Where the camera-position-extraction thing really shines is in applications where you are using existing footage. At the SigGraph presentation, they were able to show old movie footage used to reconstruct 3D models of the set so that footage of modern actors or props could be inserted into the movie 100% automatically.

The 'killer app' for this is 'product placement'. For TV audiences with TiVo and an intolerance for conventional advertising, it's now very possible to digitally insert a 3D model of a modern product into a movie made 50 years ago.

Be afraid - be *very* afraid!
Would you care to share the scanner software with the Great Unwashed?

It'd make an interesting sideline for the RepRap project.

Vik :v)
Your might like project splinescan.
My code was a quick hack - it relies on LOTS of odd messy libraries I've cobbled together over the years. It'll take me a while to get it all together for release.

But my techniques and results are pretty much identical to the splinescan site (thanks for the link BTW - I didn't know about it).

I used a laser pointer - the most tricky part was to convert that into a laser line.

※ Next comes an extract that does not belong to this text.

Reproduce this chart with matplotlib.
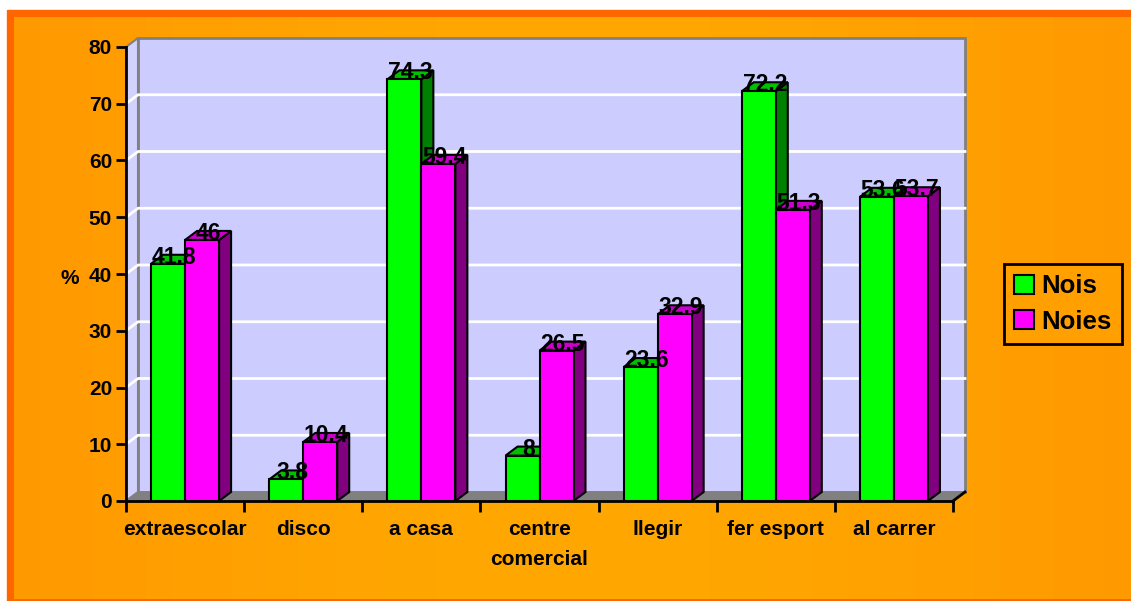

Everyone recommends cylindrical lenses made from glass or acrylic rods - but I had very poor results with any samples I could get hold of.

I eventually ended up with a fresnel lens that I picked up on eBay which is one of the kind they use in barcode scanners in supermarkets.

If you wanted to do things a bit more mechanically, you could simply scan the laser up and down by tilting it...but spreading the light with a lens has the huge advantage of dramatically reducing the amount of energy in the laser light - so it's not so harmful to shine it into people's eyes...handy if you want to scan someone's face.

I'll see about getting the code together - I have no problem with donating it to RepRap.
The code would be good. We can simplify things by using the turntable height controls to gradually lower the object each revolution, so no beam spread would be needed and spot movement would be linear.

My Mum is visiting, so I've not had much time to myself. Hopefully I'll get the head depositing again tonight. Just got to brace the nozzle better, fit a tray to catch spilt molten plastic, and arrange a crude 1 in 4 duty cycle for the extruder motor. Piece of cake :)

Vik :v)
Doing many, many revolutions of the turntable would slow the process down to a standstill. The software already has to analyse maybe 1000 images of almost a megabyte each. If we had a vertical resolution of a millimeter or so, it would take hundreds more passes.

Remember, we want uncompressed video here - otherwise the JPEG/MPEG compression artifacts kill you.

The MPEG encoding is particularly nasty because it attempts to discover consecutive frames that are almost the same and actually makes them the same to save space. That really messes up the algorithm and the MPEG optimisations make little flat spots all over the resulting 3D surface.

So using uncompressed video is best. But when you do that, you can easily get up to hundreds of gigabytes of stuff.

Hence, it's a better idea to grab as much information in a single revolution of the turntable. It makes the scanning orders of magnitude faster, the data requirements for the video orders of magnitude less - and the final calculation of the 3D surface also many hundreds of times faster.

It's worth buying a beam spreader for that (and the reduction in laser light intensity is a nice spin-off for safety with very shiney objects.